Iraqis would position anti-aircraft weapons near a mosque or a school, and a counter-attack risked damaging those "peaceful" buildings. An off-target missile handed Saddam an easy and emotionally effective propaganda victory of the ilk, "See, the bad Americans bomb mosques and kill children."

Of course, the no-fly zone in the north was created to keep Saddam from committing further genocide against the Kurds, but an explosion and a crater make for great television images -- a sensational immediacy -- that obscured the terrible facts.

I argued in early 2003 that the Bush administration needed to end The Slow War with a victory. Enforcing the U.N.'s Desert Storm mandates mattered. Those resolutions demanded that Saddam end his depredations against ethnic and religious groups in Iraq (Kurds and Shias) and required him to end (completely) his weapons of mass destruction programs. He also had to destroy WMD delivery systems.

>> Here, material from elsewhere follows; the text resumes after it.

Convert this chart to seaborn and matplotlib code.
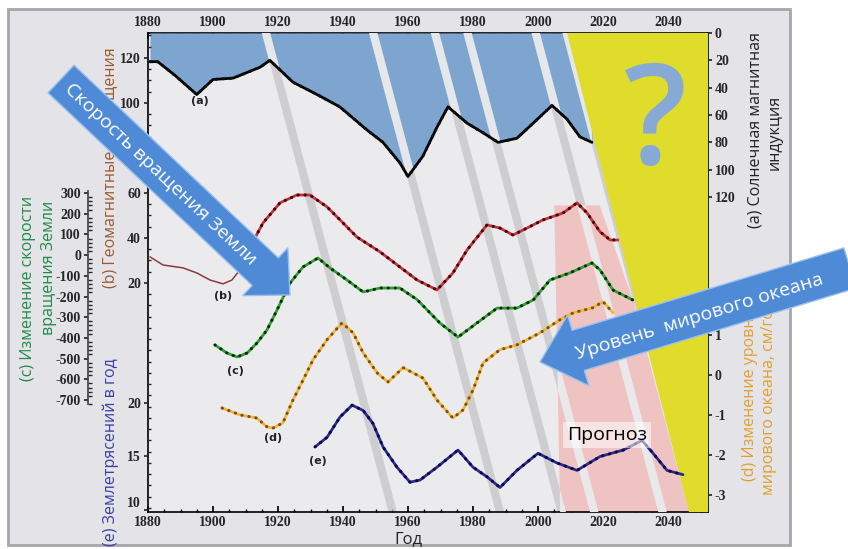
import matplotlib
matplotlib.use('Agg')
import matplotlib.pyplot as plt
import seaborn as sns
from matplotlib.patches import FancyArrow, Rectangle
from matplotlib.ticker import MultipleLocator, FixedLocator

# (a) solar magnetic induction (right axis, inverted)
a_years = [1880.6, 1883, 1888.3, 1895, 1900, 1906.2, 1914.5, 1917.5, 1924.6, 1932, 1939,
           1947.4, 1952.3, 1957.5, 1960, 1964.6, 1968.9, 1972.3, 1978.2, 1983.1, 1987.7,
           1993.5, 1998.5, 2004.3, 2008.9, 2012.9, 2016.6]
a_vals = [21, 21, 31, 45, 34, 33, 25, 20, 36, 45, 54, 71, 80, 95, 105, 90, 69, 54, 66, 73,
          80, 77, 66, 53, 63, 76, 80]

# (b) geomagnetic disturbance: early thin part and main part
b_early_years = [1880.6, 1884.6, 1890.8, 1895.1, 1899.1, 1903.1, 1905.8, 1908.3]
b_early_vals = [31.6, 28, 26.7, 24.4, 21.3, 19.6, 21.3, 25.8]
b_years = [1908.3, 1911.4, 1915.4, 1920.6, 1925.8, 1929.8, 1935.1, 1939.1, 1944.3, 1951.4,
           1957.5, 1962.8, 1968.9, 1973.8, 1978.2, 1984.3, 1988.3, 1992.3, 1996.6, 2001.5,
           2007.7, 2012, 2015.1, 2019.1, 2022.2, 2024.6]
b_vals = [25.8, 36, 46.7, 55.6, 59.1, 59.1, 53.8, 48, 40.4, 33.8, 27.1, 21.3, 16.9, 24.4,
          34.7, 45.8, 44.4, 41.3, 44.4, 48, 51.1, 55.6, 51.1, 42.7, 39.1, 39.1]

# (c) change of Earth rotation speed
c_years = [1900.6, 1904.3, 1907.4, 1910.5, 1913.5, 1916.6, 1919.7, 1923.7, 1927.7, 1932.3,
           1936, 1941.2, 1946.2, 1951.4, 1957.5, 1962.8, 1969.8, 1975.4, 1981.2, 1987.4,
           1993.5, 1998.5, 2003.7, 2009.8, 2016.6, 2019.1, 2023.1, 2029.2]
c_vals = [-434, -473, -492, -473, -425, -362, -265, -135, -57, -14, -62, -120, -178, -159,
          -159, -215, -328, -396, -328, -256, -256, -217, -120, -86, -38, -72, -169, -217]

# (d) sea level change, cm/year
d_years = [1902.8, 1908.3, 1913.5, 1916.6, 1918.5, 1921.5, 1924.6, 1927.7, 1930.8, 1935.1,
           1939.7, 1943.1, 1946.2, 1950.5, 1953.8, 1958.5, 1964.6, 1968.9, 1973.8, 1976.9,
           1980, 1983.1, 1988.3, 1993.5, 2000.6, 2006.8, 2010.8, 2016.9, 2020, 2023.1]
d_vals = [-0.83, -1.0, -1.08, -1.3, -1.33, -1.2, -0.63, -0.13, 0.38, 0.88, 1.3, 1.05, 0.55,
          0.05, -0.18, 0.18, -0.08, -0.63, -1.08, -0.88, -0.38, 0.3, 0.63, 0.75, 1.05, 1.38,
          1.55, 1.68, 1.83, 1.55]

# (e) earthquakes per year
e_years = [1931.4, 1935.1, 1939.1, 1942.8, 1946.2, 1949.2, 1952.3, 1956.6, 1960.6, 1963.7,
           1968.9, 1975.4, 1980, 1984.3, 1988.3, 1993.5, 2000, 2005.8, 2012, 2019.1, 2026.2,
           2032, 2035.4, 2039.7, 2044.6]
e_vals = [15.9, 16.8, 18.7, 19.8, 19.3, 18.1, 15.9, 14, 12.6, 12.8, 14, 15.6, 14, 13.1, 12.1,
          13.7, 15.3, 14.4, 13.7, 15, 15.6, 16.5, 15.3, 13.7, 13.3]

x_ticks = list(range(1880, 2041, 20))
a_ticks = list(range(0, 121, 20))
b_ticks = list(range(20, 121, 20))
c_ticks = list(range(-700, 301, 100))
d_ticks = [-3, -2, -1, 0, 1]
e_ticks = [10, 15, 20]

# diagonal bands (year at the top edge), forecast zone
band_years = [1915, 1948, 1967, 1977, 1998, 2007.5]
band_shift, band_w = 39, 2.6
yellow_x = [2009, 2053, 2053, 2046.5]
pink_x = [2005, 2019, 2052, 2006.8]
pink_y = [0.64, 0.64, 0, 0]

sns.set_theme(style='ticks')
plt.rcParams['font.family'] = ['Open Sans', 'DejaVu Sans']

W, H = 848, 549
fig = plt.figure(figsize=(W / 100, H / 100), dpi=100, facecolor='white')
X0, X1, Y0, Y1 = 148, 708, 33, 512
pos = [X0 / W, 1 - Y1 / H, (X1 - X0) / W, (Y1 - Y0) / H]
tick_font = dict(fontfamily='Liberation Serif', fontweight='bold', fontsize=10)

bg = fig.add_axes([0, 0, 1, 1], zorder=-1)
bg.set_xlim(0, W)
bg.set_ylim(H, 0)
bg.axis('off')
bg.add_patch(Rectangle((8, 9), 782, 536, fc='#e4e4e8', ec='#a6a6aa', lw=2))

ax = fig.add_axes(pos)
ax.set_facecolor('#ebebee')
ax.set_xlim(1880, 2052.3)
ax.set_ylim(0, 1)
ax.set_yticks([])
for s in ax.spines.values():
    s.set_color('black')
    s.set_linewidth(1.2)
ax.set_xticks(x_ticks, labels=[str(t) for t in x_ticks], **tick_font)
ax.xaxis.set_minor_locator(MultipleLocator(5))
ax.tick_params(axis='x', which='both', direction='in', top=True, bottom=True,
               labeltop=True, labelbottom=True, length=4, pad=3, color='black')
ax.tick_params(axis='x', which='minor', length=2)


def band(t):
    return [t, t + band_w, t + band_w + band_shift, t + band_shift], [1, 1, 0, 0]


for t in band_years:
    xs, ys = band(t)
    ax.fill(xs, ys, color='#c2c2c6', alpha=0.7, lw=0, zorder=1)
pink = ax.fill(pink_x, pink_y, color='#efc3c1', lw=0, zorder=2)[0]
for t in band_years:
    xs, ys = band(t)
    p = ax.fill(xs, ys, color='#e9e9ec', lw=0, zorder=3)[0]
    p.set_clip_path(pink)


def twin(ylim):
    t = fig.add_axes(pos, sharex=ax)
    t.patch.set_visible(False)
    t.set_ylim(*ylim)
    t.xaxis.set_visible(False)
    for s in t.spines.values():
        s.set_visible(False)
    return t


def curve(axis, xs, ys, color, dot):
    sns.lineplot(x=xs, y=ys, ax=axis, color=color, lw=2.0, zorder=4)
    sns.lineplot(x=xs, y=ys, ax=axis, color=dot, lw=2.2, zorder=5,
                 linestyle=(0, (0.1, 2.2)), dash_capstyle='round')


# (a)
ax_a = twin((350.4, 0))
fill = ax_a.fill_between(a_years, a_vals, 0, color='#7ea5cf', lw=0, zorder=1)
clip = fill.get_paths()[0]
for t in band_years:
    xs, ys = band(t)
    p = ax_a.fill(xs, ys, transform=ax_a.get_xaxis_transform(), color='#e6e7eb', lw=0, zorder=2)[0]
    p.set_clip_path(clip, ax_a.transData)
ax_a.fill(yellow_x, [1, 1, 0, 0], transform=ax_a.get_xaxis_transform(),
          color='#dfdc2c', lw=0, zorder=2.5)
curve(ax_a, a_years, a_vals, 'black', '#111111')
ax_a.yaxis.tick_right()
ax_a.set_yticks(a_ticks, labels=[str(t) for t in a_ticks], **tick_font)
ax_a.yaxis.set_minor_locator(MultipleLocator(5))
ax_a.tick_params(axis='y', which='major', direction='out', length=3, pad=2, right=True)
ax_a.tick_params(axis='y', which='minor', direction='in', length=2, right=True)

# (b)
ax_b = twin((-81.8, 131.1))
sns.lineplot(x=b_early_years, y=b_early_vals, ax=ax_b, color='#8a3a40', lw=1.1, zorder=4)
curve(ax_b, b_years, b_vals, '#c8303c', '#3a0808')
ax_b.set_yticks(b_ticks, labels=[str(t) for t in b_ticks], **tick_font)
ax_b.yaxis.set_minor_locator(MultipleLocator(5))
ax_b.tick_params(axis='y', which='major', direction='out', length=3, pad=2, left=True)
ax_b.tick_params(axis='y', which='minor', direction='in', length=2, left=True)

# (c)
ax_c = twin((-1241, 1073))
curve(ax_c, c_years, c_vals, '#2ea02e', '#0a2a0a')
ax_c.spines['left'].set_visible(True)
ax_c.spines['left'].set_position(('outward', 43.2))
ax_c.spines['left'].set_bounds(-720, 310)
ax_c.spines['left'].set_color('#444444')
ax_c.set_yticks(c_ticks, labels=[str(t) for t in c_ticks], **tick_font)
ax_c.yaxis.set_minor_locator(FixedLocator(list(range(-720, 311, 20))))
ax_c.tick_params(axis='y', which='major', direction='out', length=3, pad=2, left=True)
ax_c.tick_params(axis='y', which='minor', direction='in', length=3, left=True)

# (d)
ax_d = twin((-3.43, 8.55))
curve(ax_d, d_years, d_vals, '#f2b43a', '#7a5010')
ax_d.yaxis.tick_right()
ax_d.set_yticks(d_ticks, labels=[str(t) for t in d_ticks], **tick_font)
ax_d.tick_params(axis='y', which='major', direction='out', length=3, pad=2, right=True)

# (e)
ax_e = twin((9.81, 54.6))
curve(ax_e, e_years, e_vals, '#2a2a92', '#0a0a40')
ax_e.set_yticks(e_ticks, labels=[str(t) for t in e_ticks], **tick_font)
ax_e.tick_params(axis='y', which='major', direction='out', length=3, pad=2, left=True)
ax_e.get_yticklabels()[0].set_verticalalignment('bottom')

for t in (ax, ax_a, ax_b, ax_c, ax_d, ax_e):
    t.set_xlabel('')
    t.set_ylabel('')
ax.set_xlim(1880, 2052.3)


# axis titles
def ftext(x, y, s, **kw):
    fig.text(x / W, 1 - y / H, s, ha='center', va='center', rotation_mode='anchor', **kw)


ftext(111, 168, '(b) Геомагнитные возмущения', rotation=90, color='#9a5a2c', fontsize=11.5)
ftext(28, 288, '(c) Изменение скорости', rotation=90, color='#1f8a4a', fontsize=11.5)
ftext(49, 268, 'вращения Земли', rotation=90, color='#1f8a4a', fontsize=11.5)
ftext(111, 452, '(e) Землетрясений в год', rotation=90, color='#3c3ca6', fontsize=11.5)
ftext(755, 130, '(a) Солнечная магнитная', rotation=90, color='#222222', fontsize=11.5)
ftext(775, 132, 'индукция', rotation=90, color='#222222', fontsize=11.5)
ftext(750, 395, '(d) Изменение уровня', rotation=90, color='#e0a02a', fontsize=11.5)
ftext(769, 397, 'мирового океана, см/год', rotation=90, color='#e0a02a', fontsize=11.5)
ftext(408, 539, 'Год', color='#222222', fontsize=12)

# overlay: curve tags, arrows, notes
ov = fig.add_axes([0, 0, 1, 1], zorder=10)
ov.set_xlim(0, W)
ov.set_ylim(H, 0)
ov.axis('off')
for x, y, s in [(200, 101, '(a)'), (223, 296, '(b)'), (235, 371, '(c)'),
                (273, 438, '(d)'), (318, 461, '(e)')]:
    ov.text(x, y, s, ha='center', va='center', fontsize=8, fontweight='bold',
            family='DejaVu Sans', color='#222222')

ov.text(655, 128, '?', ha='center', va='center', fontsize=100, fontweight='semibold',
        color='#86aad5')
ov.add_patch(FancyArrow(61, 79, 229, 216, width=38, head_width=66, head_length=34,
                        length_includes_head=True, fc='#4f8ad6', ec='#9cc0ee', lw=1))
ov.text(160, 174, 'Скорость вращения Земли', rotation=-43.3, color='white', fontsize=14,
        ha='center', va='center', rotation_mode='anchor')
ov.add_patch(FancyArrow(850, 268, -310, 94, width=42, head_width=74, head_length=40,
                        length_includes_head=True, fc='#4f8ad6', ec='#9cc0ee', lw=1))
ov.text(700, 317, 'Уровень  мирового океана', rotation=17, color='white', fontsize=14,
        ha='center', va='center', rotation_mode='anchor')
ov.text(607, 435, 'Прогноз', ha='center', va='center', fontsize=14, color='black',
        bbox=dict(boxstyle='square,pad=0.2', fc='white', ec='none', alpha=0.55))

fig.savefig('out.png', dpi=100, facecolor='white')
plt.close()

Though no WMDs turned up, Saddam failed to cooperate with the inspection regimen and was in violation of the other requirements. Besides, it was past time to pull the dictators' guns away from the heads of Arab moderates. Toppling Saddam began the reconfiguration of the Middle East, a dangerous, expensive process, but one that is laying the foundation for true states, where the consent of the governed creates legitimacy and where terrorists are prosecuted, not promoted.